- **What to do**
Retype each line exactly. Skip images.

- **Material**
================

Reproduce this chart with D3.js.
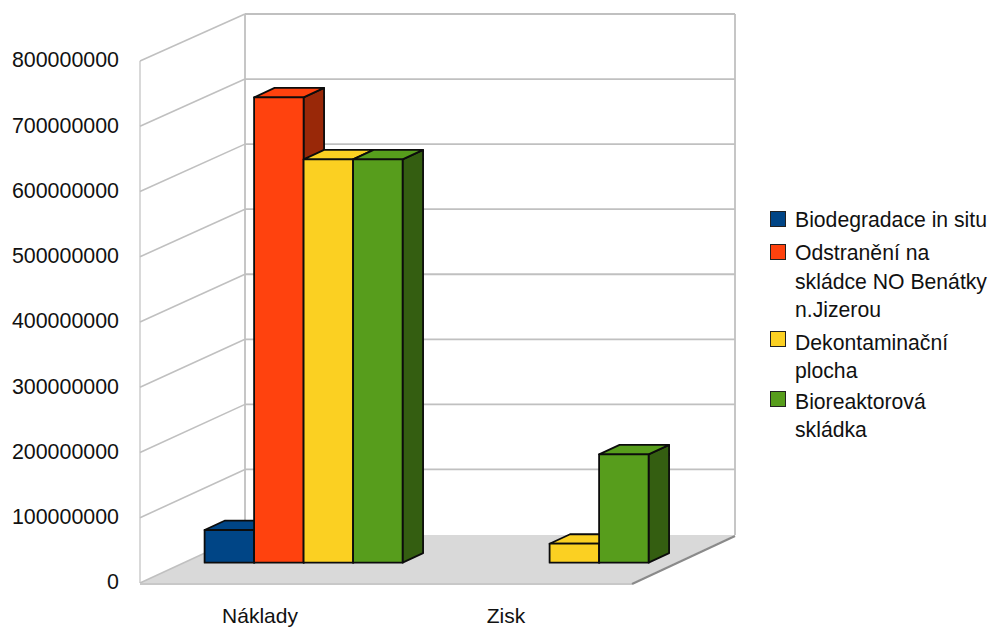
<!DOCTYPE html>
<html>
<head>
<meta charset="utf-8">
<script src="https://cdn.jsdelivr.net/npm/d3@7/dist/d3.min.js"></script>
<style>
  html, body { margin: 0; padding: 0; background: #fff; }
  text { font-family: "Liberation Sans", Arial, sans-serif; fill: #111; }
</style>
</head>
<body>
<svg id="chart" width="992" height="628"></svg>
<script>
// Chart content
const categories = ["Náklady", "Zisk"];
const seriesNames = ["Biodegradace in situ", "Odstranění na skládce NO Benátky n.Jizerou", "Dekontaminační plocha", "Bioreaktorová skládka"];
const nakladyValues = [50000000, 713000000, 618000000, 618000000];
const ziskValues = [0, 0, 29000000, 166000000];
const yTicks = [0, 100000000, 200000000, 300000000, 400000000, 500000000, 600000000, 700000000, 800000000];
const legendLines = [["Biodegradace in situ"], ["Odstranění na", "skládce NO Benátky", "n.Jizerou"], ["Dekontaminační", "plocha"], ["Bioreaktorová", "skládka"]];

// Colours
const frontColors = ["#004586", "#ff420e", "#fbd022", "#579d1c"];
const sideColors = ["#002a50", "#992808", "#97801a", "#345e11"];

// Oblique projection of the box: depth 0 is the front plane, depth 1 the back wall
const depthX = 105, depthY = 48.5;
const project = (x, y, d) => [x + d * depthX, y - d * depthY];
const barFrontDepth = 0.42, barBackDepth = 0.615;

const svg = d3.select("#chart");

const yFront = d3.scaleLinear().domain([0, 800000000]).range([583, 61]);
const yBack = d3.scaleLinear().domain([0, 800000000]).range([534.5, 14]);
const x0 = d3.scaleBand().domain(categories).range([140, 632]);
const x1 = d3.scaleBand().domain(d3.range(seriesNames.length)).range([20.5, 218.5]);

const wallColor = "#c0c0c0";
const walls = svg.append("g").attr("fill", "none").attr("stroke", wallColor);

// Floor
svg.insert("polygon", "g")
  .attr("points", [[140, 583], [632, 583], [735, 535], [245, 535]].join(" "))
  .attr("fill", "#d9d9d9");

// Back wall and side wall grid
walls.selectAll("line.back").data(yTicks).join("line")
  .attr("class", "back")
  .attr("x1", 245).attr("x2", 735)
  .attr("y1", d => yBack(d)).attr("y2", d => yBack(d))
  .attr("stroke-width", d => d === 0 ? 0 : 1.8);
walls.selectAll("line.side").data(yTicks).join("line")
  .attr("class", "side")
  .attr("x1", 140).attr("x2", 245)
  .attr("y1", d => yFront(d)).attr("y2", d => yBack(d))
  .attr("stroke-width", 1.6);
[[140, 61, 140, 583], [245, 14, 245, 535], [735, 14, 735, 535]].forEach(([a, b, c, e]) => {
  walls.append("line").attr("x1", a).attr("y1", b).attr("x2", c).attr("y2", e)
    .attr("stroke-width", a === 140 ? 1.2 : 1.8);
});
// Floor edges
svg.append("line").attr("x1", 140).attr("x2", 632).attr("y1", 584).attr("y2", 584)
  .attr("stroke", "#c8c8c8").attr("stroke-width", 2);
svg.append("line").attr("x1", 632).attr("y1", 584).attr("x2", 735).attr("y2", 536)
  .attr("stroke", "#8a8a8a").attr("stroke-width", 2.4);

// Bars, left to right so that each front face overlaps its left neighbour's side
const rows = [nakladyValues, ziskValues];
const bars = categories.flatMap((c, ci) =>
  rows[ci].map((v, si) => ({ c, si, v })).filter(d => d.v > 0));
const poly = pts => pts.map(p => p.join(",")).join(" ");
const barGroup = svg.append("g").attr("stroke", "#0c0c0c").attr("stroke-width", 1.8)
  .attr("stroke-linejoin", "round");

bars.forEach(b => {
  const xl = x0(b.c) + x1(b.si);
  const xr = xl + x1.bandwidth();
  const yt = yFront(b.v);
  const yb = yFront(0);
  const f = barFrontDepth, k = barBackDepth;
  const g = barGroup.append("g");
  g.append("polygon").attr("fill", sideColors[b.si])
    .attr("points", poly([project(xr, yt, f), project(xr, yt, k), project(xr, yb, k), project(xr, yb, f)]));
  g.append("polygon").attr("fill", frontColors[b.si])
    .attr("points", poly([project(xl, yt, f), project(xl, yt, k), project(xr, yt, k), project(xr, yt, f)]));
  g.append("polygon").attr("fill", frontColors[b.si])
    .attr("points", poly([project(xl, yt, f), project(xr, yt, f), project(xr, yb, f), project(xl, yb, f)]));
});

// Value axis labels
const yAxis = svg.append("g").attr("transform", "translate(119,-1)")
  .call(d3.axisLeft(yFront).tickValues(yTicks).tickFormat(d3.format("d")).tickSize(0).tickPadding(0));
yAxis.select(".domain").remove();
yAxis.selectAll("text").style("font-family", '"Liberation Sans", Arial, sans-serif')
  .style("font-size", "21.4px").style("fill", "#111");

// Category labels
const xAxis = svg.append("g").attr("transform", "translate(-3,608)")
  .call(d3.axisBottom(x0).tickSize(0).tickPadding(0));
xAxis.select(".domain").remove();
xAxis.selectAll("text").style("font-family", '"Liberation Sans", Arial, sans-serif')
  .style("font-size", "21px").style("fill", "#111");

// Legend
const swatchTops = [211, 244, 331, 391];
const legendBaselines = [[227], [260, 289, 317], [350, 378], [409, 437]];
const legend = svg.append("g");
seriesNames.forEach((name, i) => {
  legend.append("rect").attr("x", 770.5).attr("y", swatchTops[i] + 0.5)
    .attr("width", 15).attr("height", 15)
    .attr("fill", frontColors[i]).attr("stroke", "#222").attr("stroke-width", 1);
  legendLines[i].forEach((line, j) => {
    legend.append("text").attr("x", 795).attr("y", legendBaselines[i][j])
      .attr("font-size", 21.2).text(line);
  });
});
</script>
</body>
</html>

================

- **Answer to the task**
Reproduce this chart with D3.js.
<!DOCTYPE html>
<html>
<head>
<meta charset="utf-8">
<script src="https://cdn.jsdelivr.net/npm/d3@7/dist/d3.min.js"></script>
<style>
  html, body { margin: 0; padding: 0; background: #fff; }
  text { font-family: "Liberation Sans", Arial, sans-serif; fill: #111; }
</style>
</head>
<body>
<svg id="chart" width="992" height="628"></svg>
<script>
// Chart content
const categories = ["Náklady", "Zisk"];
const seriesNames = ["Biodegradace in situ", "Odstranění na skládce NO Benátky n.Jizerou", "Dekontaminační plocha", "Bioreaktorová skládka"];
const nakladyValues = [50000000, 713000000, 618000000, 618000000];
const ziskValues = [0, 0, 29000000, 166000000];
const yTicks = [0, 100000000, 200000000, 300000000, 400000000, 500000000, 600000000, 700000000, 800000000];
const legendLines = [["Biodegradace in situ"], ["Odstranění na", "skládce NO Benátky", "n.Jizerou"], ["Dekontaminační", "plocha"], ["Bioreaktorová", "skládka"]];

// Colours
const frontColors = ["#004586", "#ff420e", "#fbd022", "#579d1c"];
const sideColors = ["#002a50", "#992808", "#97801a", "#345e11"];

// Oblique projection of the box: depth 0 is the front plane, depth 1 the back wall
const depthX = 105, depthY = 48.5;
const project = (x, y, d) => [x + d * depthX, y - d * depthY];
const barFrontDepth = 0.42, barBackDepth = 0.615;

const svg = d3.select("#chart");

const yFront = d3.scaleLinear().domain([0, 800000000]).range([583, 61]);
const yBack = d3.scaleLinear().domain([0, 800000000]).range([534.5, 14]);
const x0 = d3.scaleBand().domain(categories).range([140, 632]);
const x1 = d3.scaleBand().domain(d3.range(seriesNames.length)).range([20.5, 218.5]);

const wallColor = "#c0c0c0";
const walls = svg.append("g").attr("fill", "none").attr("stroke", wallColor);

// Floor
svg.insert("polygon", "g")
  .attr("points", [[140, 583], [632, 583], [735, 535], [245, 535]].join(" "))
  .attr("fill", "#d9d9d9");

// Back wall and side wall grid
walls.selectAll("line.back").data(yTicks).join("line")
  .attr("class", "back")
  .attr("x1", 245).attr("x2", 735)
  .attr("y1", d => yBack(d)).attr("y2", d => yBack(d))
  .attr("stroke-width", d => d === 0 ? 0 : 1.8);
walls.selectAll("line.side").data(yTicks).join("line")
  .attr("class", "side")
  .attr("x1", 140).attr("x2", 245)
  .attr("y1", d => yFront(d)).attr("y2", d => yBack(d))
  .attr("stroke-width", 1.6);
[[140, 61, 140, 583], [245, 14, 245, 535], [735, 14, 735, 535]].forEach(([a, b, c, e]) => {
  walls.append("line").attr("x1", a).attr("y1", b).attr("x2", c).attr("y2", e)
    .attr("stroke-width", a === 140 ? 1.2 : 1.8);
});
// Floor edges
svg.append("line").attr("x1", 140).attr("x2", 632).attr("y1", 584).attr("y2", 584)
  .attr("stroke", "#c8c8c8").attr("stroke-width", 2);
svg.append("line").attr("x1", 632).attr("y1", 584).attr("x2", 735).attr("y2", 536)
  .attr("stroke", "#8a8a8a").attr("stroke-width", 2.4);

// Bars, left to right so that each front face overlaps its left neighbour's side
const rows = [nakladyValues, ziskValues];
const bars = categories.flatMap((c, ci) =>
  rows[ci].map((v, si) => ({ c, si, v })).filter(d => d.v > 0));
const poly = pts => pts.map(p => p.join(",")).join(" ");
const barGroup = svg.append("g").attr("stroke", "#0c0c0c").attr("stroke-width", 1.8)
  .attr("stroke-linejoin", "round");

bars.forEach(b => {
  const xl = x0(b.c) + x1(b.si);
  const xr = xl + x1.bandwidth();
  const yt = yFront(b.v);
  const yb = yFront(0);
  const f = barFrontDepth, k = barBackDepth;
  const g = barGroup.append("g");
  g.append("polygon").attr("fill", sideColors[b.si])
    .attr("points", poly([project(xr, yt, f), project(xr, yt, k), project(xr, yb, k), project(xr, yb, f)]));
  g.append("polygon").attr("fill", frontColors[b.si])
    .attr("points", poly([project(xl, yt, f), project(xl, yt, k), project(xr, yt, k), project(xr, yt, f)]));
  g.append("polygon").attr("fill", frontColors[b.si])
    .attr("points", poly([project(xl, yt, f), project(xr, yt, f), project(xr, yb, f), project(xl, yb, f)]));
});

// Value axis labels
const yAxis = svg.append("g").attr("transform", "translate(119,-1)")
  .call(d3.axisLeft(yFront).tickValues(yTicks).tickFormat(d3.format("d")).tickSize(0).tickPadding(0));
yAxis.select(".domain").remove();
yAxis.selectAll("text").style("font-family", '"Liberation Sans", Arial, sans-serif')
  .style("font-size", "21.4px").style("fill", "#111");

// Category labels
const xAxis = svg.append("g").attr("transform", "translate(-3,608)")
  .call(d3.axisBottom(x0).tickSize(0).tickPadding(0));
xAxis.select(".domain").remove();
xAxis.selectAll("text").style("font-family", '"Liberation Sans", Arial, sans-serif')
  .style("font-size", "21px").style("fill", "#111");

// Legend
const swatchTops = [211, 244, 331, 391];
const legendBaselines = [[227], [260, 289, 317], [350, 378], [409, 437]];
const legend = svg.append("g");
seriesNames.forEach((name, i) => {
  legend.append("rect").attr("x", 770.5).attr("y", swatchTops[i] + 0.5)
    .attr("width", 15).attr("height", 15)
    .attr("fill", frontColors[i]).attr("stroke", "#222").attr("stroke-width", 1);
  legendLines[i].forEach((line, j) => {
    legend.append("text").attr("x", 795).attr("y", legendBaselines[i][j])
      .attr("font-size", 21.2).text(line);
  });
});
</script>
</body>
</html>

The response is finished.